Given material:
Begin

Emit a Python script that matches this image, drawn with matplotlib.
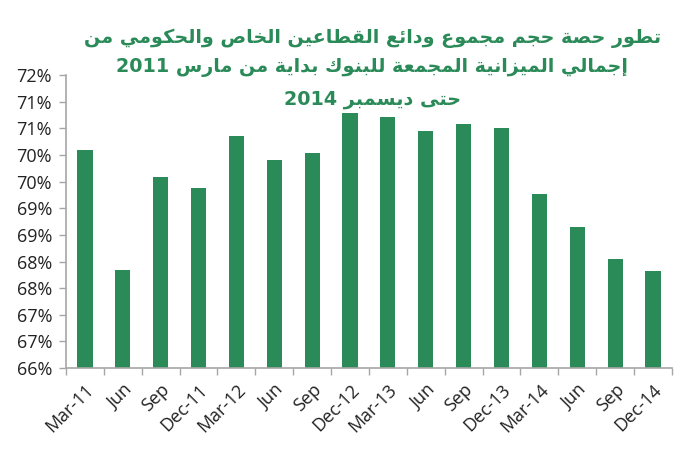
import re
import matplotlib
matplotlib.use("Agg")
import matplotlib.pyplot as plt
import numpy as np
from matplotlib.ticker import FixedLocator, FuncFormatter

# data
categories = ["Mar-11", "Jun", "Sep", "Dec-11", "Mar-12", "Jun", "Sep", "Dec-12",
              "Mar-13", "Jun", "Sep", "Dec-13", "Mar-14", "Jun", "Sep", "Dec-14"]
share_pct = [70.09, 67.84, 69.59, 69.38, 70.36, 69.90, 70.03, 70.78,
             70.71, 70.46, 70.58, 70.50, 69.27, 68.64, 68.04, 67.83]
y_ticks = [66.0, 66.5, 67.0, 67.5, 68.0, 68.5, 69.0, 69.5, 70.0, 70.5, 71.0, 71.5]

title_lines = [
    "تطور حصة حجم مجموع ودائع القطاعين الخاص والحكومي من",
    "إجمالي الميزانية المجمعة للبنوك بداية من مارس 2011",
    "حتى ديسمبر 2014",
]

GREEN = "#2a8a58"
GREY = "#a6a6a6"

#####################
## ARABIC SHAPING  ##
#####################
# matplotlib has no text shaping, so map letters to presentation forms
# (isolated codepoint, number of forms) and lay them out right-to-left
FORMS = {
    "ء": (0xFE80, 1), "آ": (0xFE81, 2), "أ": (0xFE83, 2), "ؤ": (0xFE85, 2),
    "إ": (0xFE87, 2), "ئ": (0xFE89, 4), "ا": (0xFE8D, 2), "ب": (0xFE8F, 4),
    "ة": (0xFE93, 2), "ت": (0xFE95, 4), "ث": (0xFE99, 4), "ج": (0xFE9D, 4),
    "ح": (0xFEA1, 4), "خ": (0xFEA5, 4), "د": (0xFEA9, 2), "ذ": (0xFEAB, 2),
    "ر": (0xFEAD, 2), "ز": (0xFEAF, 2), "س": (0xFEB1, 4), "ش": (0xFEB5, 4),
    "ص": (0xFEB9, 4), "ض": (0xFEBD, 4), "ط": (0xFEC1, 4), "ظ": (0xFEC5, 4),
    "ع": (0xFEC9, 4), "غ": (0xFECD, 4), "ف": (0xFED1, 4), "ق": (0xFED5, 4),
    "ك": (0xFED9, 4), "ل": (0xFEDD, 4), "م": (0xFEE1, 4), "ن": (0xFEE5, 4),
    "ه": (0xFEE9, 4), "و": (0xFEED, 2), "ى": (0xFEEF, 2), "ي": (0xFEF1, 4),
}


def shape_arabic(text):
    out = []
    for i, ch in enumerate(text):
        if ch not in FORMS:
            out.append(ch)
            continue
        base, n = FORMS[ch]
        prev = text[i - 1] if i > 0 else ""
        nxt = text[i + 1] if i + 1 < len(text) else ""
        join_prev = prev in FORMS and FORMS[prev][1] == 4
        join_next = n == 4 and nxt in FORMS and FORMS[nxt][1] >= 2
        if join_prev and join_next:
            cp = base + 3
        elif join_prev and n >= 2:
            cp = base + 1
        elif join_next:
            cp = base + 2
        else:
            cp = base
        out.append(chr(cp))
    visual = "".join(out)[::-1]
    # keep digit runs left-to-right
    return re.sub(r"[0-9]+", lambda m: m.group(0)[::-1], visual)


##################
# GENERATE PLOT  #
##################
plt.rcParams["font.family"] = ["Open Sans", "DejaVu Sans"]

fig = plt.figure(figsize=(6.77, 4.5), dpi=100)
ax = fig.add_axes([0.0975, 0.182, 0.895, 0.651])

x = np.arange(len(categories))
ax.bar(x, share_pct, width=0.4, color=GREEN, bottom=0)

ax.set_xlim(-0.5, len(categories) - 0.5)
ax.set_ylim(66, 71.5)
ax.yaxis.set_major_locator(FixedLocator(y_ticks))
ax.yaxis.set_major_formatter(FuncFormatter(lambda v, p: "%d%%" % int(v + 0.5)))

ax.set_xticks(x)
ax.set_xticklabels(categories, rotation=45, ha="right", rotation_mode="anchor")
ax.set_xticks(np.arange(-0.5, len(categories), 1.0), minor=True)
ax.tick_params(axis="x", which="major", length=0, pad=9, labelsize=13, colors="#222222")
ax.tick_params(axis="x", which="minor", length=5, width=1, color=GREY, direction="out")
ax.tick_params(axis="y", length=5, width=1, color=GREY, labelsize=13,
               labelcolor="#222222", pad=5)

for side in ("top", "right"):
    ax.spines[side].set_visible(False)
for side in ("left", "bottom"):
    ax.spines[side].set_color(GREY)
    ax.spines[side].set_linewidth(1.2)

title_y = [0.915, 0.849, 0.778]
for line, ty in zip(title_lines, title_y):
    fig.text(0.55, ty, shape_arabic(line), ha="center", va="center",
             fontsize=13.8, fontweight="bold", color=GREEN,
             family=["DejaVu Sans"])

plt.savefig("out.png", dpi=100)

End

What you are asked to do: Except for the pictures, print the data above exactly.

In response:
Emit a Python script that matches this image, drawn with matplotlib.
import re
import matplotlib
matplotlib.use("Agg")
import matplotlib.pyplot as plt
import numpy as np
from matplotlib.ticker import FixedLocator, FuncFormatter

# data
categories = ["Mar-11", "Jun", "Sep", "Dec-11", "Mar-12", "Jun", "Sep", "Dec-12",
              "Mar-13", "Jun", "Sep", "Dec-13", "Mar-14", "Jun", "Sep", "Dec-14"]
share_pct = [70.09, 67.84, 69.59, 69.38, 70.36, 69.90, 70.03, 70.78,
             70.71, 70.46, 70.58, 70.50, 69.27, 68.64, 68.04, 67.83]
y_ticks = [66.0, 66.5, 67.0, 67.5, 68.0, 68.5, 69.0, 69.5, 70.0, 70.5, 71.0, 71.5]

title_lines = [
    "تطور حصة حجم مجموع ودائع القطاعين الخاص والحكومي من",
    "إجمالي الميزانية المجمعة للبنوك بداية من مارس 2011",
    "حتى ديسمبر 2014",
]

GREEN = "#2a8a58"
GREY = "#a6a6a6"

#####################
## ARABIC SHAPING  ##
#####################
# matplotlib has no text shaping, so map letters to presentation forms
# (isolated codepoint, number of forms) and lay them out right-to-left
FORMS = {
    "ء": (0xFE80, 1), "آ": (0xFE81, 2), "أ": (0xFE83, 2), "ؤ": (0xFE85, 2),
    "إ": (0xFE87, 2), "ئ": (0xFE89, 4), "ا": (0xFE8D, 2), "ب": (0xFE8F, 4),
    "ة": (0xFE93, 2), "ت": (0xFE95, 4), "ث": (0xFE99, 4), "ج": (0xFE9D, 4),
    "ح": (0xFEA1, 4), "خ": (0xFEA5, 4), "د": (0xFEA9, 2), "ذ": (0xFEAB, 2),
    "ر": (0xFEAD, 2), "ز": (0xFEAF, 2), "س": (0xFEB1, 4), "ش": (0xFEB5, 4),
    "ص": (0xFEB9, 4), "ض": (0xFEBD, 4), "ط": (0xFEC1, 4), "ظ": (0xFEC5, 4),
    "ع": (0xFEC9, 4), "غ": (0xFECD, 4), "ف": (0xFED1, 4), "ق": (0xFED5, 4),
    "ك": (0xFED9, 4), "ل": (0xFEDD, 4), "م": (0xFEE1, 4), "ن": (0xFEE5, 4),
    "ه": (0xFEE9, 4), "و": (0xFEED, 2), "ى": (0xFEEF, 2), "ي": (0xFEF1, 4),
}


def shape_arabic(text):
    out = []
    for i, ch in enumerate(text):
        if ch not in FORMS:
            out.append(ch)
            continue
        base, n = FORMS[ch]
        prev = text[i - 1] if i > 0 else ""
        nxt = text[i + 1] if i + 1 < len(text) else ""
        join_prev = prev in FORMS and FORMS[prev][1] == 4
        join_next = n == 4 and nxt in FORMS and FORMS[nxt][1] >= 2
        if join_prev and join_next:
            cp = base + 3
        elif join_prev and n >= 2:
            cp = base + 1
        elif join_next:
            cp = base + 2
        else:
            cp = base
        out.append(chr(cp))
    visual = "".join(out)[::-1]
    # keep digit runs left-to-right
    return re.sub(r"[0-9]+", lambda m: m.group(0)[::-1], visual)


##################
# GENERATE PLOT  #
##################
plt.rcParams["font.family"] = ["Open Sans", "DejaVu Sans"]

fig = plt.figure(figsize=(6.77, 4.5), dpi=100)
ax = fig.add_axes([0.0975, 0.182, 0.895, 0.651])

x = np.arange(len(categories))
ax.bar(x, share_pct, width=0.4, color=GREEN, bottom=0)

ax.set_xlim(-0.5, len(categories) - 0.5)
ax.set_ylim(66, 71.5)
ax.yaxis.set_major_locator(FixedLocator(y_ticks))
ax.yaxis.set_major_formatter(FuncFormatter(lambda v, p: "%d%%" % int(v + 0.5)))

ax.set_xticks(x)
ax.set_xticklabels(categories, rotation=45, ha="right", rotation_mode="anchor")
ax.set_xticks(np.arange(-0.5, len(categories), 1.0), minor=True)
ax.tick_params(axis="x", which="major", length=0, pad=9, labelsize=13, colors="#222222")
ax.tick_params(axis="x", which="minor", length=5, width=1, color=GREY, direction="out")
ax.tick_params(axis="y", length=5, width=1, color=GREY, labelsize=13,
               labelcolor="#222222", pad=5)

for side in ("top", "right"):
    ax.spines[side].set_visible(False)
for side in ("left", "bottom"):
    ax.spines[side].set_color(GREY)
    ax.spines[side].set_linewidth(1.2)

title_y = [0.915, 0.849, 0.778]
for line, ty in zip(title_lines, title_y):
    fig.text(0.55, ty, shape_arabic(line), ha="center", va="center",
             fontsize=13.8, fontweight="bold", color=GREEN,
             family=["DejaVu Sans"])

plt.savefig("out.png", dpi=100)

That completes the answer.